▶ **WRITTEN PROBLEM**
Reproduce exactly, with no pictures, each line from the opening of the material down through the line containing "76.5, 76.8, 77.1]".

◇ ◇ ◇

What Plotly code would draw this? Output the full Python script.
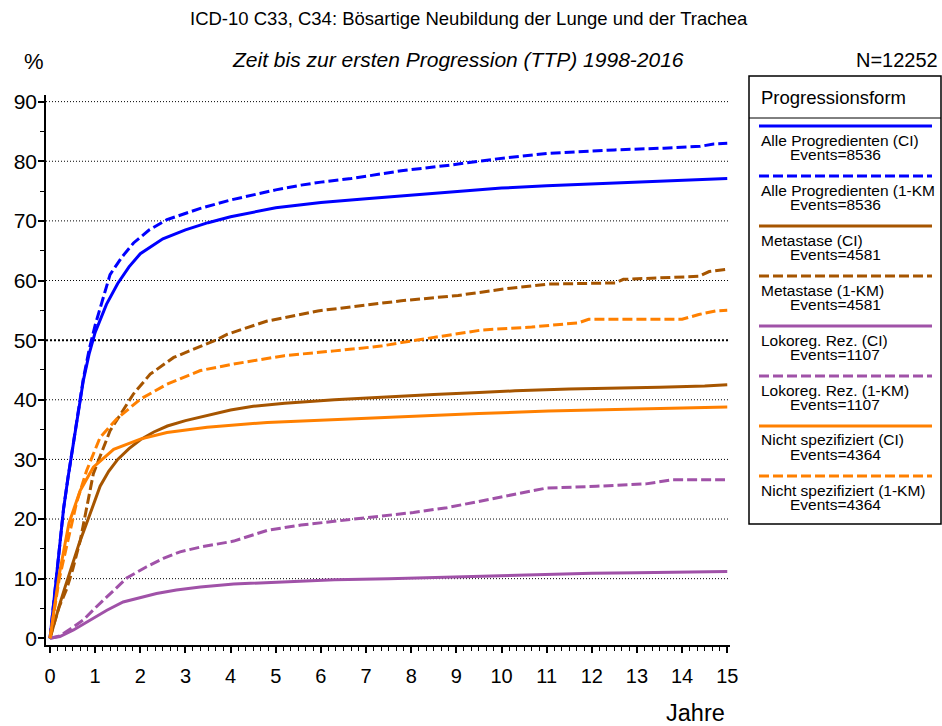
import plotly.graph_objects as go

# ---- Data: cumulative progression (%) over years since diagnosis ----
t_alle_ci = [0, 0.1, 0.2, 0.3, 0.4, 0.5, 0.6, 0.74, 0.87, 1.0, 1.25, 1.5, 1.75, 2.0, 2.5, 3.0, 3.5,
             4.0, 5.0, 6.0, 7.0, 8.0, 9.0, 10.0, 11.0, 12.0, 13.0, 14.0, 15.0]
y_alle_ci = [0, 7.6, 15.2, 21.7, 27.0, 32.0, 36.5, 43.3, 47.8, 51.3, 56.0, 59.5, 62.3, 64.5, 67.0, 68.5, 69.7,
             70.7, 72.2, 73.1, 73.7, 74.3, 74.9, 75.5, 75.9, 76.2, 76.5, 76.8, 77.1]

t_alle_km = [0, 0.1, 0.2, 0.3, 0.4, 0.5, 0.6, 0.74, 0.87, 1.0, 1.33, 1.6, 1.85, 2.2, 2.59, 3.0, 3.33,
             4.0, 4.44, 5.0, 5.56, 6.0, 6.67, 7.0, 7.78, 8.8, 9.9, 11.0, 12.5, 13.6, 14.4, 14.7, 15.0]
y_alle_km = [0, 7.6, 15.2, 21.7, 27.0, 32.0, 36.6, 43.6, 48.5, 52.5, 61.0, 64.0, 66.3, 68.5, 70.2, 71.3, 72.1,
             73.5, 74.3, 75.2, 76.0, 76.5, 77.1, 77.5, 78.4, 79.3, 80.4, 81.3, 81.9, 82.2, 82.5, 82.9, 83.0]

t_meta_ci = [0, 0.1, 0.22, 0.33, 0.5, 0.65, 0.87, 1.11, 1.3, 1.5, 1.75, 2.0, 2.3, 2.6, 3.0, 3.33, 4.0,
             4.5, 5.2, 6.3, 7.5, 8.5, 9.5, 10.3, 11.5, 12.5, 13.5, 14.5, 15.0]
y_meta_ci = [0, 2.8, 5.8, 8.5, 12.5, 16.0, 20.5, 25.5, 28.0, 30.0, 31.8, 33.3, 34.6, 35.6, 36.5, 37.1, 38.3,
             38.9, 39.4, 40.0, 40.5, 40.9, 41.2, 41.5, 41.8, 41.9, 42.1, 42.3, 42.5]

t_meta_km = [0, 0.07, 0.2, 0.37, 0.5, 0.67, 0.96, 1.33, 1.85, 2.22, 2.74, 3.33, 3.7, 3.93, 4.81, 5.93,
             6.67, 7.33, 7.78, 9.04, 10.07, 11.04, 12.52, 12.7, 14.37, 14.6, 15.0]
y_meta_km = [0, 2.0, 5.2, 8.3, 11.5, 16.4, 27.6, 34.8, 41.0, 44.3, 47.1, 49.0, 50.1, 51.0, 53.2, 54.9,
             55.6, 56.1, 56.6, 57.5, 58.6, 59.4, 59.6, 60.2, 60.7, 61.5, 61.9]

t_lok_ci = [0, 0.22, 0.52, 0.89, 1.26, 1.62, 1.99, 2.36, 2.8, 3.33, 4.07, 5.19, 6.3, 7.5, 8.5, 9.5,
            10.5, 11.0, 12.0, 13.0, 14.0, 15.0]
y_lok_ci = [0, 0.3, 1.4, 3.1, 4.7, 6.1, 6.8, 7.5, 8.1, 8.6, 9.1, 9.5, 9.8, 10.0, 10.2, 10.4,
            10.7, 10.8, 10.9, 11.0, 11.1, 11.2]

t_lok_km = [0, 0.22, 0.52, 0.74, 1.03, 1.33, 1.7, 2.14, 2.51, 2.88, 3.33, 4.07, 4.81, 5.56, 6.3, 7.04,
            7.78, 8.05, 8.79, 9.53, 10.27, 11.0, 12.1, 13.2, 13.8, 14.95]
y_lok_km = [0, 0.4, 1.9, 3.1, 5.3, 7.5, 10.1, 12.0, 13.4, 14.5, 15.3, 16.3, 18.1, 19.0, 19.6, 20.2,
            20.8, 21.1, 21.9, 23.0, 24.1, 25.2, 25.5, 25.9, 26.6, 26.6]

t_nicht_ci = [0, 0.1, 0.2, 0.3, 0.42, 0.67, 0.96, 1.41, 2.0, 2.59, 3.48, 4.81, 6.3, 7.33, 7.78, 9.5,
              11.04, 13.26, 15.0]
y_nicht_ci = [0, 5.5, 10.5, 14.5, 19.3, 24.8, 28.7, 31.7, 33.4, 34.5, 35.4, 36.2, 36.7, 37.05, 37.2, 37.7,
              38.1, 38.5, 38.8]

t_nicht_km = [0, 0.1, 0.2, 0.37, 0.59, 0.81, 1.11, 1.48, 2.0, 2.59, 3.33, 4.07, 5.19, 6.3, 7.33, 7.78,
              8.44, 9.56, 10.67, 11.7, 11.93, 14.0, 14.37, 14.74, 15.0]
y_nicht_km = [0, 5.2, 9.8, 15.5, 22.8, 28.1, 33.7, 36.8, 40.1, 42.6, 44.9, 46.0, 47.4, 48.2, 49.0, 49.6,
              50.4, 51.7, 52.2, 52.9, 53.5, 53.5, 54.3, 54.9, 55.0]

# legend labels and event counts
labels = ["Alle Progredienten (CI)", "Alle Progredienten (1-KM",
          "Metastase (CI)", "Metastase (1-KM)",
          "Lokoreg. Rez. (CI)", "Lokoreg. Rez. (1-KM)",
          "Nicht spezifiziert (CI)", "Nicht spezifiziert (1-KM)"]
events = [8536, 8536, 4581, 4581, 1107, 1107, 4364, 4364]

x_ticks = list(range(0, 16))
y_ticks = list(range(0, 100, 10))
grid_levels = list(range(10, 100, 10))

BLUE = "#0000FF"
BROWN = "#A65500"
PURPLE = "#A052A8"
ORANGE = "#FF8000"
DASH = "10px,4px"

series = [
    (t_alle_ci, y_alle_ci, BLUE, "solid"),
    (t_alle_km, y_alle_km, BLUE, DASH),
    (t_meta_ci, y_meta_ci, BROWN, "solid"),
    (t_meta_km, y_meta_km, BROWN, DASH),
    (t_lok_ci, y_lok_ci, PURPLE, "solid"),
    (t_lok_km, y_lok_km, PURPLE, DASH),
    (t_nicht_ci, y_nicht_ci, ORANGE, "solid"),
    (t_nicht_km, y_nicht_km, ORANGE, DASH),
]

FONT = "Liberation Sans, Arial, sans-serif"
W, H = 942, 726
L, R, T, B = 46, 730, 95, 645  # plot area edges in pixels


def px(x):
    return (x - L) / (R - L)


def py(y):
    return (B - y) / (B - T)


fig = go.Figure()

for (t, v, color, dash), lab in zip(series, labels):
    fig.add_trace(go.Scatter(x=t, y=v, mode="lines", name=lab, showlegend=False,
                             line=dict(color=color, width=3, dash=dash)))

shapes = []
# dotted horizontal gridlines, the 50 % line drawn heavier
for g in grid_levels:
    shapes.append(dict(type="line", xref="paper", yref="y", x0=0, x1=1, y0=g, y1=g, layer="below",
                       line=dict(color="black", width=2 if g == 50 else 1,
                                 dash="2px,2px" if g == 50 else "1px,2px")))

annotations = [
    dict(text="ICD-10 C33, C34: Bösartige Neubildung der Lunge und der Trachea",
         x=px(469), y=py(18), font=dict(size=18.5)),
    dict(text="<i>Zeit bis zur ersten Progression (TTP) 1998-2016</i>",
         x=px(458), y=py(60), font=dict(size=21)),
    dict(text="%", x=px(34), y=py(61), font=dict(size=22)),
    dict(text="N=12252", x=px(940), y=py(60), xanchor="right", font=dict(size=20)),
    dict(text="Jahre", x=px(727), y=py(713), xanchor="right", font=dict(size=23.5)),
]

# legend box
box_l, box_r, box_t, box_b = 749, 941, 76, 524
shapes.append(dict(type="rect", xref="paper", yref="paper", x0=px(box_l), x1=px(box_r),
                   y0=py(box_b), y1=py(box_t), line=dict(color="black", width=1.5),
                   fillcolor="white", layer="below"))
shapes.append(dict(type="line", xref="paper", yref="paper", x0=px(box_l), x1=px(box_r),
                   y0=py(118), y1=py(118), line=dict(color="black", width=1)))
annotations.append(dict(text="Progressionsform", x=px(759), y=py(97), xanchor="left",
                        font=dict(size=18.5)))
for i, ((t, v, color, dash), lab, ev) in enumerate(zip(series, labels, events)):
    ly = 126 + 50 * i
    shapes.append(dict(type="line", xref="paper", yref="paper", x0=px(759), x1=px(932),
                       y0=py(ly), y1=py(ly), line=dict(color=color, width=3, dash=dash)))
    annotations.append(dict(text=lab, x=px(759), y=py(ly + 14), xanchor="left",
                            font=dict(size=15.5)))
    annotations.append(dict(text=f"Events={ev}", x=px(788), y=py(ly + 28), xanchor="left",
                            font=dict(size=15.5)))

for a in annotations:
    a.setdefault("xanchor", "center")
    a.update(xref="paper", yref="paper", yanchor="middle", showarrow=False)
    a["font"].update(family=FONT, color="black")

x_lo = -(50 - L) / 45.15
x_hi = (R - 50) / 45.15
y_lo = -(B - 638.3) / 5.963
y_hi = (638.3 - T) / 5.963

fig.update_layout(
    width=W, height=H,
    margin=dict(l=L, r=W - R, t=T, b=H - B, pad=0),
    paper_bgcolor="white", plot_bgcolor="white",
    font=dict(family=FONT, color="black"),
    shapes=shapes, annotations=annotations,
    xaxis=dict(range=[x_lo, x_hi], tickvals=x_ticks, showgrid=False, zeroline=False,
               showline=True, linecolor="black", linewidth=1.5,
               ticks="outside", ticklen=6, tickwidth=1.5, tickcolor="black",
               tickfont=dict(size=20), ticklabelstandoff=6,
               minor=dict(dtick=1 / 6, tick0=0, ticks="outside", ticklen=4, tickwidth=1,
                          tickcolor="black", showgrid=False)),
    yaxis=dict(range=[y_lo, y_hi], tickvals=y_ticks, showgrid=False, zeroline=False,
               showline=True, linecolor="black", linewidth=1.5,
               ticks="outside", ticklen=6, tickwidth=1.5, tickcolor="black",
               tickfont=dict(size=21), ticklabelstandoff=-3,
               minor=dict(dtick=5, tick0=0, ticks="outside", ticklen=4, tickwidth=1,
                          tickcolor="black", showgrid=False)),
)

fig.write_html("out.html")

◇ ◇ ◇

▶ **SOLUTION TO THE PROBLEM**
What Plotly code would draw this? Output the full Python script.
import plotly.graph_objects as go

# ---- Data: cumulative progression (%) over years since diagnosis ----
t_alle_ci = [0, 0.1, 0.2, 0.3, 0.4, 0.5, 0.6, 0.74, 0.87, 1.0, 1.25, 1.5, 1.75, 2.0, 2.5, 3.0, 3.5,
             4.0, 5.0, 6.0, 7.0, 8.0, 9.0, 10.0, 11.0, 12.0, 13.0, 14.0, 15.0]
y_alle_ci = [0, 7.6, 15.2, 21.7, 27.0, 32.0, 36.5, 43.3, 47.8, 51.3, 56.0, 59.5, 62.3, 64.5, 67.0, 68.5, 69.7,
             70.7, 72.2, 73.1, 73.7, 74.3, 74.9, 75.5, 75.9, 76.2, 76.5, 76.8, 77.1]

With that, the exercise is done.